C’est une musique qui est construite sur le même principe de négation de l’opéra que l’art gauchiste, qui nie dans le théâtre la simplicité, le réalisme, l’intelligibilité, la résonance naturelle du mot.
En rupture avec l’art authentique
C’est le transfert dans l’opéra, dans la musique, des traits les plus négatifs de la « Meyerhold mania », démultipliés. C’est un chaos gauchiste à la place d’une musique naturelle, humaine.
La capacité de la bonne musique à s’emparer des masses est sacrifiée à des contractions formalistes petites-bourgeoises, à la prétention de créer l’originalité par des procédés de pacotille. C’est un jeu qui peut se terminer très mal.
Le danger d’une telle direction dans la musique soviétique est clair. La laideur gauchiste dans l’opéra émane de la même source que la laideur gauchiste dans la peinture, la poésie, la pédagogie, la science.
Le « novateurisme » petit-bourgeois conduit à la rupture avec l’art authentique, avec la science authentique, avec la littérature authentique. L’auteur de « Lady Macbeth du district de Mtsensk » a dû emprunter au jazz la musique nerveuse, syncopée, crispée pour donner à ses héros de la « passion ».
Un naturalisme des plus grossiers
Tandis que notre critique – y compris la critique musicale – ne jure qu’au nom du réalisme socialiste, la scène nous offre dans l’oeuvre de Chostakovitch un naturalisme des plus grossiers.
Tous – et les marchands et le peuple – sont présentés d’une façon monotone, sous un aspect monstrueux.
La marchande – prédatrice qui s’est hissée à la richesse et au pouvoir par des meurtres – est représentée comme une « victime » de la société bourgeoise. Un sens qui n’y est pas est ajouté à la nouvelle de Leskov, qui traite du quotidien. Et tout cela est grossier, primitif, vulgaire.
La musique cancane, ahane, souffle, s’essouffle pour montrer de la façon la plus naturaliste les scènes d’amour. Et « l’amour » est étalé dans tout l’opéra sous la forme la plus vulgaire.
Le lit à deux places des marchands occupe la place centrale dans la mise en scène. Tous les « problèmes » s’y résolvent.
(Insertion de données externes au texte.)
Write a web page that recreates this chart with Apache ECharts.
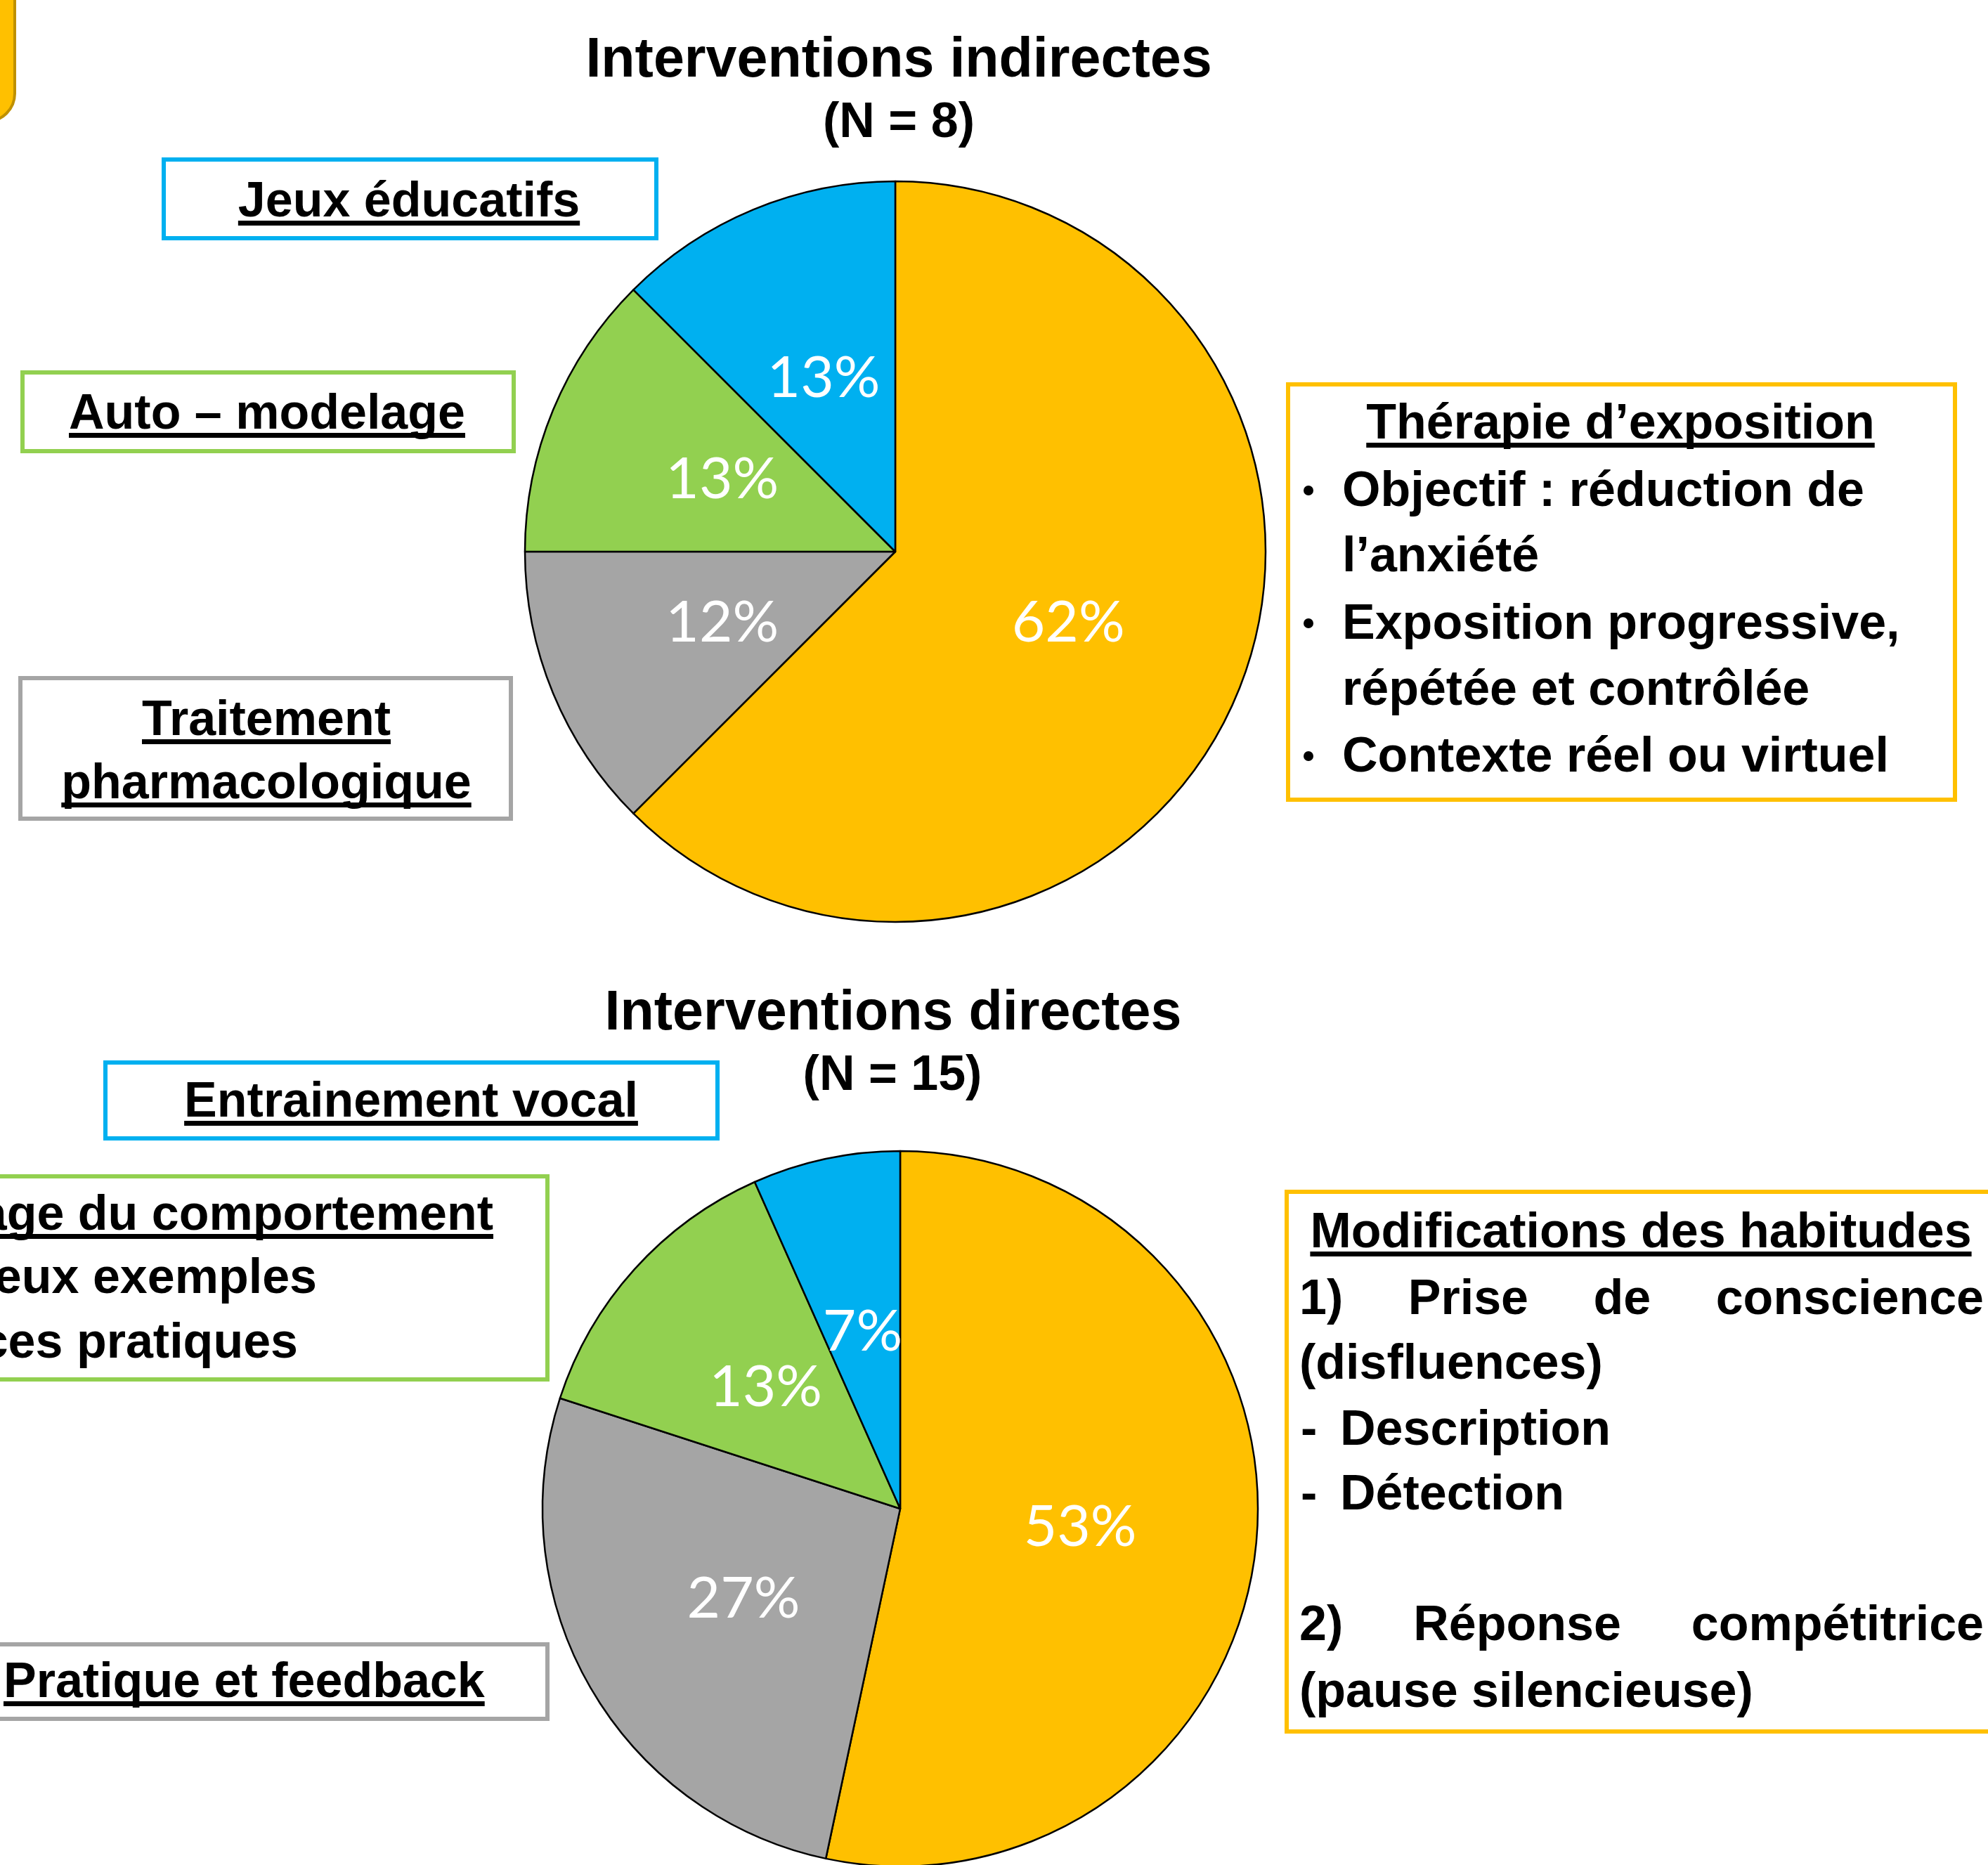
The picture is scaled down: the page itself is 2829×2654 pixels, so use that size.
<!DOCTYPE html>
<html>
<head>
<meta charset="utf-8">
<script src="https://cdn.jsdelivr.net/npm/echarts@6/dist/echarts.min.js"></script>
<style>
  html, body { margin: 0; padding: 0; background: #fff; }
  #chart { width: 2829px; height: 2654px; }
</style>
</head>
<body>
<div id="chart"></div>
<script>
// interventions indirectes (N = 8)
var indirectNames = ["Thérapie d’exposition", "Traitement pharmacologique", "Auto – modelage", "Jeux éducatifs"];
var indirectCounts = [5, 1, 1, 1];
var indirectPct = ["62%", "12%", "13%", "13%"];

// interventions directes (N = 15)
var directNames = ["Modifications des habitudes", "Pratique et feedback", "Modelage du comportement", "Entrainement vocal"];
var directCounts = [8, 4, 2, 1];
var directPct = ["53%", "27%", "13%", "7%"];

var sliceColors = ["#FFC000", "#A5A5A5", "#92D050", "#00B0F0"];

var FONT = '"Liberation Sans", Arial, sans-serif';
var measureCtx = document.createElement('canvas').getContext('2d');
function textW(s, fs) {
  measureCtx.font = 'bold ' + fs + 'px ' + FONT;
  return measureCtx.measureText(s).width;
}

var elements = [];

// text placed on its baseline
function addText(s, x, base, fs, align, underline) {
  elements.push({
    type: 'text',
    x: x,
    y: base - 0.31 * fs,
    style: {
      text: s,
      font: 'bold ' + fs + 'px ' + FONT,
      fill: '#000',
      align: align, textAlign: align,
      verticalAlign: 'middle', textVerticalAlign: 'middle'
    }
  });
  if (underline) {
    var w = textW(s, fs);
    var x0 = align === 'center' ? x - w / 2 : (align === 'right' ? x - w : x);
    elements.push({
      type: 'rect',
      shape: { x: x0, y: base + 4, width: w, height: 7 },
      style: { fill: '#000' }
    });
  }
}

function addJustified(words, left, right, base, fs) {
  var ws = words.map(function (w) { return textW(w, fs); });
  var total = ws.reduce(function (a, b) { return a + b; }, 0);
  var gap = (right - left - total) / (words.length - 1);
  var x = left;
  words.forEach(function (w, i) {
    addText(w, x, base, fs, 'left', false);
    x += ws[i] + gap;
  });
}

function addBox(x0, y0, x1, y1, color) {
  elements.push({
    type: 'rect',
    shape: { x: x0, y: y0, width: x1 - x0, height: y1 - y0 },
    style: { fill: 'rgba(0,0,0,0)', stroke: color, lineWidth: 6 }
  });
}

function addBullet(x, base) {
  elements.push({
    type: 'circle',
    shape: { cx: x, cy: base - 24, r: 7 },
    style: { fill: '#000' }
  });
}

// bout de forme jaune en haut à gauche
elements.push({
  type: 'rect',
  shape: { x: -200, y: -200, width: 221, height: 373, r: 40 },
  style: { fill: '#FFC000', stroke: '#BF9000', lineWidth: 4 }
});

// titres
addText('Interventions indirectes', 1279, 112, 79, 'center', false);
addText('(N = 8)', 1279, 197, 70, 'center', false);
addText('Interventions directes', 1271, 1468, 79, 'center', false);
addText('(N = 15)', 1270, 1553, 70, 'center', false);

// encadrés du haut
addBox(233, 227, 934, 339, sliceColors[3]);
addText(indirectNames[3], 582, 310, 70, 'center', true);

addBox(32, 530, 731, 642, sliceColors[2]);
addText(indirectNames[2], 380, 612, 70, 'center', true);

addBox(29, 965, 727, 1165, sliceColors[1]);
addText('Traitement', 379, 1048, 70, 'center', true);
addText('pharmacologique', 379, 1138, 70, 'center', true);

addBox(1833, 547, 2782, 1138, sliceColors[0]);
addText(indirectNames[0], 2306, 626, 70, 'center', true);
addBullet(1862, 722);
addText('Objectif : réduction de', 1910, 722, 70, 'left', false);
addText('l’anxiété', 1910, 815, 70, 'left', false);
addBullet(1862, 911);
addText('Exposition progressive,', 1910, 911, 70, 'left', false);
addText('répétée et contrôlée', 1910, 1005, 70, 'left', false);
addBullet(1862, 1100);
addText('Contexte réel ou virtuel', 1910, 1100, 70, 'left', false);

// encadrés du bas
addBox(150, 1512, 1021, 1620, sliceColors[3]);
addText(directNames[3], 585, 1591, 70, 'center', true);

addBox(-20, 1674, 779, 1963, sliceColors[2]);
addText(directNames[2], 702, 1752, 70, 'right', true);
addText('Deux exemples', 451, 1842, 70, 'right', false);
addText('Exercices pratiques', 424, 1934, 70, 'right', false);

addBox(-20, 2340, 779, 2446, sliceColors[1]);
addText(directNames[1], 5, 2417, 70, 'left', true);

addBox(1831, 1696, 2860, 2464, sliceColors[0]);
addText(directNames[0], 2335, 1777, 70, 'center', true);
addJustified(['1)', 'Prise', 'de', 'conscience'], 1849, 2823, 1872, 70);
addText('(disfluences)', 1849, 1964, 70, 'left', false);
addText('-', 1851, 2058, 70, 'left', false);
addText('Description', 1907, 2058, 70, 'left', false);
addText('-', 1851, 2150, 70, 'left', false);
addText('Détection', 1907, 2150, 70, 'left', false);
addJustified(['2)', 'Réponse', 'compétitrice'], 1849, 2823, 2336, 70);
addText('(pause silencieuse)', 1849, 2431, 70, 'left', false);

function pieSeries(names, counts, pct, center, radius) {
  return {
    type: 'pie',
    center: center,
    radius: radius,
    startAngle: 90,
    clockwise: true,
    silent: true,
    data: names.map(function (n, i) {
      return { name: n, value: counts[i], itemStyle: { color: sliceColors[i] } };
    }),
    itemStyle: { borderColor: '#000', borderWidth: 2.5 },
    label: {
      show: true,
      position: 'inside',
      formatter: function (p) { return pct[p.dataIndex]; },
      color: '#fff',
      fontFamily: 'Lato',
      fontSize: 82
    },
    labelLine: { show: false },
    emphasis: { disabled: true }
  };
}

var myChart = echarts.init(document.getElementById('chart'));
var option = {
  backgroundColor: '#fff',
  animation: false,
  graphic: { elements: elements },
  series: [
    pieSeries(indirectNames, indirectCounts, indirectPct, [1274, 785], 527),
    pieSeries(directNames, directCounts, directPct, [1281, 2147], 509)
  ]
};
myChart.setOption(option);
window.addEventListener('resize', function () { myChart.resize(); });
</script>
</body>
</html>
C’est dans ce même style naturaliste grossier que sont montrées la mort par empoisonnement et la séance de fouet, presque à même la scène.
Une musique pour les esthètes-formalistes
Le compositeur, visiblement, ne s’est pas donné comme but d’écouter ce que le public soviétique attend, cherche, dans la musique. Il a, comme s’il le faisait exprès, codé sa musique, y a mélangé tous les sons de manière que sa musique n’atteigne que les esthètes-formalistes qui ont perdu le bon goût.
Il est passé à côté des exigences de la culture soviétique de chasser la vulgarité et la sauvagerie de tous les coins du mode de vie soviétique. Certains critiques appellent satire cette célébration de la concupiscence des marchands.
Mais il ne peut être question ici d’une quelconque satire. Par tous les moyens de l’expression musicale et dramatique, l’auteur s’efforce d’attirer la sympathie du public pour les aspirations et les actes grossiers et vulgaires de la marchande Ekaterina Izmaïlova.
« Lady Macbeth » a du succès à l’étranger auprès du public bourgeois. Le public bourgeois n’en fait-il pas l’éloge parce que cet opéra est chaotique et absolument apolitique ?
N’est-ce pas parce qu’il chatouille les goûts dépravés du public bourgeois par sa musique neurasthénique, criarde, convulsive ? Nos théâtres se sont donné beaucoup de mal pour mettre en scène l’opéra de Chostakovitch.
Les acteurs ont fait preuve d’un talent certain pour surmonter le bruit et le grincement de l’orchestre. Par le jeu dramatique ils ont essayé de compenser la pauvreté mélodique de l’opéra. Malheureusement cela n’a fait que souligner encore plus ses aspects grossièrement naturalistes. Le jeu talentueux mérite la reconnaissance, les efforts dépensés nos regrets.